Kudos to any movie where the female lead is a scientist and seeker of the truth — Zendaya gets the film’s one good song, “Wonderful Life,” that’s all about asking questions and not settling for conventional wisdom — but “Smallfoot” undoes its best features by being so aggressively bland. For the most part, the characters are neither visually nor narratively compelling, and the voice work by Tatum and Corden isn’t nearly dynamic enough, considering how much of the film is devoted to them.

To the movie’s credit, there’s a funny running gag involving how yetis hear humans (speaking in a high-pitched series of squeaks) and vice versa (fearsome monster yowling), and there’s a scene involving Migo and a suspension bridge that’s one of the best bits of sustained physical comedy since the china-shop sequence in “Ferdinand.”

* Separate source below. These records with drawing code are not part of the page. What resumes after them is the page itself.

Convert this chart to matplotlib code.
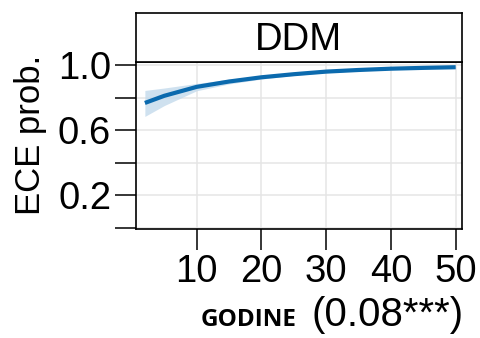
import numpy as np
import matplotlib
matplotlib.use("Agg")
import matplotlib.pyplot as plt

plt.rcParams['font.family'] = ['Liberation Sans', 'DejaVu Sans']

# data
godine = [2, 5, 10, 15, 20, 25, 30, 35, 40, 45, 50]
prob = [0.768, 0.812, 0.867, 0.900, 0.926, 0.945, 0.961, 0.971, 0.979, 0.984, 0.988]
ci_low = [0.685, 0.752, 0.843, 0.885, 0.915, 0.937, 0.954, 0.966, 0.975, 0.981, 0.985]
ci_high = [0.845, 0.860, 0.888, 0.914, 0.936, 0.953, 0.967, 0.976, 0.983, 0.988, 0.991]
xticks = [10, 20, 30, 40, 50]
yticks = [0.0, 0.2, 0.4, 0.6, 0.8, 1.0]
ytick_labels = ['', '0.2', '', '0.6', '', '1.0']
panel_title = 'DDM'

W, H = 480, 338
fig = plt.figure(figsize=(W / 100, H / 100), dpi=100)

left, right = 136 / W, 461.7 / W
ax = fig.add_axes([left, (H - 228.5) / H, right - left, (228.5 - 61.7) / H])
strip = fig.add_axes([left, (H - 61.7) / H, right - left, (61.7 - 13) / H])

line_col = '#0B6AAE'
ax.fill_between(godine, ci_low, ci_high, color='#C3DAEC', alpha=0.8, lw=0)
ax.plot(godine, prob, color=line_col, lw=3.0, solid_capstyle='butt')

ax.set_xlim(0.63, 50.93)
ax.set_ylim(-0.005, 1.022)
ax.set_xticks(xticks)
ax.set_yticks(yticks)
ax.set_yticklabels(ytick_labels)
ax.grid(True, color='#E5E5E5', lw=1.1)
ax.set_axisbelow(True)
ax.tick_params(axis='both', length=15, width=1.1, color='black',
               labelsize=27.5, direction='out')
ax.tick_params(axis='y', pad=3)
ax.tick_params(axis='x', pad=3)
for s in ax.spines.values():
    s.set_linewidth(1.2)
    s.set_color('black')

strip.set_xticks([])
strip.set_yticks([])
for s in strip.spines.values():
    s.set_linewidth(1.2)
strip.text(0.5, 0.45, panel_title, ha='center', va='center', fontsize=27.5,
           transform=strip.transAxes)

fig.text(14 / W, (H - 135) / H, 'ECE prob.', rotation=90, ha='left',
         va='center', fontsize=25)
fig.text(201 / W, (H - 326) / H, 'GODINE', ha='left', va='baseline',
         fontsize=17.5, fontweight='bold', family=['Open Sans', 'DejaVu Sans'])
fig.text(312 / W, (H - 326) / H, '(0.08***)', ha='left', va='baseline',
         fontsize=29)

fig.savefig('out.png', dpi=100)
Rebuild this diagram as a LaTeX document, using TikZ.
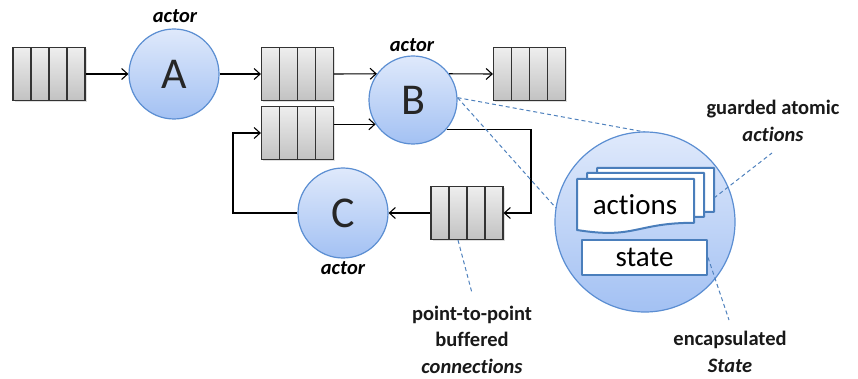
\documentclass[tikz,border=0pt]{standalone}
\usepackage{fontspec}
\setmainfont{Carlito}[Ligatures=NoCommon]
\usetikzlibrary{arrows.meta,shadows}

\definecolor{actorTop}{HTML}{DFE9FB}
\definecolor{actorBot}{HTML}{A3C1F3}
\definecolor{actorRim}{HTML}{5B8ED2}
\definecolor{calloutBlue}{HTML}{4F81BD}
\definecolor{docBlue}{HTML}{4A7EBB}
\definecolor{cellTop}{HTML}{EEEEEE}
\definecolor{cellBot}{HTML}{C2C2C2}

% document-shaped page with a wavy lower edge; #1,#2 = top-left corner
\newcommand\wavedoc[2]{%
  \draw[docpage] (#1,#2) -- ++(117,0) -- ++(0,43.8)
    .. controls ++(-58.5,0) and ++(58.5,9.4) .. ++(-117,7.2) -- cycle;}

\tikzset{
  actorcircle/.style={circle, minimum size=#1, inner sep=0pt, draw=actorRim,
    line width=1.2pt, top color=actorTop, bottom color=actorBot,
    font=\fontsize{44}{44}\selectfont, text=black!85},
  queue/.style={rectangle, minimum width=72pt, minimum height=53pt,
    draw=black!80, line width=1.2pt, top color=cellTop, bottom color=cellBot,
    drop shadow={opacity=0.25, shadow xshift=1.5pt, shadow yshift=-1.5pt},
    path picture={\foreach \k in {18pt,36pt,54pt}
      \draw[black!80, line width=1.2pt]
        ([xshift=\k]path picture bounding box.north west) --
        ([xshift=\k]path picture bounding box.south west);}},
  flow/.style={draw=black, line width=1.1pt,
    -{Straight Barb[length=6pt,width=11pt]}},
  callout/.style={draw=calloutBlue, line width=1pt, dash pattern=on 4pt off 3pt},
  note/.style={font=\fontsize{20.5}{26.5}\selectfont\bfseries, align=center,
    text=black!90, inner sep=0pt},
  actorlabel/.style={font=\fontsize{20.5}{22}\selectfont\bfseries\itshape,
    inner sep=0pt},
  docpage/.style={draw=docBlue, fill=white, line width=2pt, line join=round},
  inner/.style={font=\fontsize{29}{29}\selectfont, inner sep=0pt},
}

\begin{document}
\begin{tikzpicture}[x=1pt,y=-1pt]
\useasboundingbox (0,0) rectangle (858,379);

% queues
\node[queue] (q1) at (49,74) {};
\node[queue] (q2) at (297.5,74) {};
\node[queue] (q3) at (529.5,74) {};
\node[queue] (q4) at (297.5,133) {};
\node[queue] (q5) at (467,213) {};

% actors
\node[actorcircle=90pt] (A) at (174,74) {A};
\node[actorcircle=88pt] (B) at (413,100) {B};
\node[actorcircle=90pt] (C) at (343,213) {C};

\node[actorlabel] (lA) at (175,16) {actor};
\node[actorlabel] (lB) at (412,45) {actor};
\node[actorlabel] (lC) at (343,268) {actor};

% connections
\coordinate (bend) at (531,213);
\coordinate (back) at (233,213);
\draw[flow] (q1.east) -- (A.west);
\draw[flow] (A.east) -- (q2.west);
\draw[flow] (q2.east) -- (B.144);
\draw[flow] (B.36) -- (q3.west);
\draw[flow] (B.213 -| q4.east) -- (B.213);
\draw[flow] (B.-41) -| (bend) -- (q5.east);
\draw[flow] (q5.west) -- (C.east);
\draw[flow] (C.west) -- (back) |- (q4.west);

% zoomed-in actor
\draw[callout] (B.3) -- (645,132);
\draw[callout] (B.3) -- (556,208);
\node[actorcircle=180pt] (big) at (645,222) {};
\wavedoc{597}{168}
\wavedoc{587}{173}
\wavedoc{577}{179}
\node[inner] (actions) at (635,205) {actions};
\node[docpage, minimum width=125pt, minimum height=35pt, inner sep=0pt,
  font=\fontsize{29}{29}\selectfont] (state) at (644.5,257.5) {state};

% annotations
\node[note] (nG) at (773,121) {guarded atomic\\\textit{actions}};
\node[note] (nC) at (472,339.5) {point-to-point\\buffered\\\textit{connections}};
\node[note] (nS) at (730,352) {encapsulated\\\textit{State}};

\coordinate (gStart) at (714,198);
\coordinate (gEnd) at (772,153);
\coordinate (sEnd) at (729,320);
\coordinate (cEnd) at (472,293);
\draw[callout] (gStart) -- (gEnd);
\draw[callout] (state.east) -- (sEnd);
\draw[callout] ([xshift=-9pt]q5.south) -- (cEnd);
\end{tikzpicture}
\end{document}
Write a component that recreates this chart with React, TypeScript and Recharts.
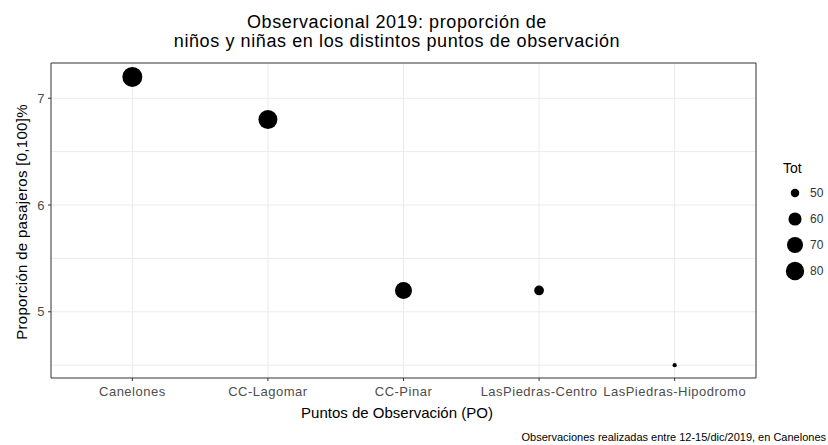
import React from "react";
import {
  ScatterChart,
  Scatter,
  XAxis,
  YAxis,
  CartesianGrid,
  ReferenceArea,
} from "recharts";

const puntos = [
  "Canelones",
  "CC-Lagomar",
  "CC-Pinar",
  "LasPiedras-Centro",
  "LasPiedras-Hipodromo",
];
const proporcion = [7.2, 6.8, 5.2, 5.2, 4.5];
const totales = [88, 83, 74, 52, 47];
const yTicks = [5, 6, 7];
const yGrid = [4.5, 5, 5.5, 6, 6.5, 7];
const legendBreaks = [50, 60, 70, 80];

const data = puntos.map((p, i) => ({
  x: i + 1,
  po: p,
  prop: proporcion[i],
  tot: totales[i],
}));

const TOT_MIN = 47;
const TOT_MAX = 88;
const radius = (v: number) => {
  const t = Math.max(0, (v - TOT_MIN) / (TOT_MAX - TOT_MIN));
  return (4.2 + 15.8 * Math.sqrt(t)) / 2;
};

const FONT = "'Liberation Sans', Arial, Helvetica, sans-serif";

const Dot = (props: any) => {
  const { cx, cy, payload } = props;
  if (cx == null || cy == null) return null;
  return <circle cx={cx} cy={cy} r={radius(payload.tot)} fill="#000" />;
};

const tickStyle = {
  fontSize: 13,
  fill: "#4d4d4d",
  fontFamily: FONT,
  letterSpacing: 0.5,
};

export default function App() {
  return (
    <div
      style={{
        position: "absolute",
        left: 0,
        top: 0,
        width: 828,
        height: 445,
        background: "#fff",
        fontFamily: FONT,
      }}
    >
      <ScatterChart
        width={828}
        height={445}
        margin={{ top: 63, right: 72, bottom: 0, left: 0 }}
      >
        <CartesianGrid
          stroke="#ebebeb"
          horizontalValues={yGrid}
          verticalValues={[1, 2, 3, 4, 5]}
        />
        <XAxis
          type="number"
          dataKey="x"
          domain={[0.4, 5.6]}
          ticks={[1, 2, 3, 4, 5]}
          interval={0}
          allowDataOverflow
          tickFormatter={(v: number) => puntos[v - 1] ?? ""}
          axisLine={false}
          tickLine={{ stroke: "#333" }}
          tickSize={3}
          tickMargin={6}
          height={67}
          tick={tickStyle}
        />
        <YAxis
          type="number"
          dataKey="prop"
          domain={[4.38, 7.33]}
          ticks={yTicks}
          allowDataOverflow
          axisLine={false}
          tickLine={{ stroke: "#333" }}
          tickSize={3}
          tickMargin={3}
          width={51}
          tick={tickStyle}
        />
        <ReferenceArea
          x1={0.4}
          x2={5.6}
          y1={4.38}
          y2={7.33}
          fill="none"
          stroke="#333"
          strokeWidth={1}
          ifOverflow="visible"
        />
        <Scatter data={data} shape={<Dot />} isAnimationActive={false} />
      </ScatterChart>

      <div
        style={{
          position: "absolute",
          left: 397,
          top: 13,
          transform: "translateX(-50%)",
          whiteSpace: "nowrap",
          textAlign: "center",
          fontSize: 18,
          letterSpacing: 0.6,
          lineHeight: "19px",
          color: "#000",
        }}
      >
        Observacional 2019: proporción de
        <br />
        niños y niñas en los distintos puntos de observación
      </div>

      <div
        style={{
          position: "absolute",
          left: 21,
          top: 222,
          transform: "translate(-50%, -50%) rotate(-90deg)",
          whiteSpace: "nowrap",
          fontSize: 15,
          letterSpacing: 0.3,
          color: "#000",
        }}
      >
        Proporción de pasajeros [0,100]%
      </div>

      <div
        style={{
          position: "absolute",
          left: 397,
          top: 412,
          transform: "translate(-50%, -50%)",
          whiteSpace: "nowrap",
          fontSize: 15,
          color: "#000",
        }}
      >
        Puntos de Observación (PO)
      </div>

      <div
        style={{
          position: "absolute",
          right: 2,
          top: 437,
          transform: "translateY(-50%)",
          whiteSpace: "nowrap",
          fontSize: 11,
          color: "#000",
        }}
      >
        Observaciones realizadas entre 12-15/dic/2019, en Canelones
      </div>

      <div
        style={{
          position: "absolute",
          left: 783,
          top: 160,
          fontSize: 14,
          color: "#000",
        }}
      >
        Tot
      </div>
      {legendBreaks.map((b, i) => (
        <div
          key={b}
          style={{
            position: "absolute",
            left: 780,
            top: 193 + i * 26 - 13,
            height: 26,
            display: "flex",
            alignItems: "center",
          }}
        >
          <svg width={30} height={26}>
            <circle cx={15} cy={13} r={radius(b)} fill="#000" />
          </svg>
          <span style={{ fontSize: 12, color: "#333" }}>{b}</span>
        </div>
      ))}
    </div>
  );
}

Still, for all its deviation from kid-movie norms in terms of its moral lessons — “Smallfoot” is closer to Broadway’s “The Book of Mormon” than the usual you-can-do-it pep talk — there’s a lot of familiarity here, from the inevitable climactic chase scene to Migo’s opening number, which has more than a whiff of the “Everything Is Awesome” world-building of “The Lego Movie.” (Speaking of that opening number, can we please retire songs that involve ukuleles and whistling, since those accompaniments can now be heard in pretty much every TV commercial for healthy breakfast products?)

“Smallfoot” provides more complex food for thought than most mainstream animation, but the overall results are still disappointingly bland.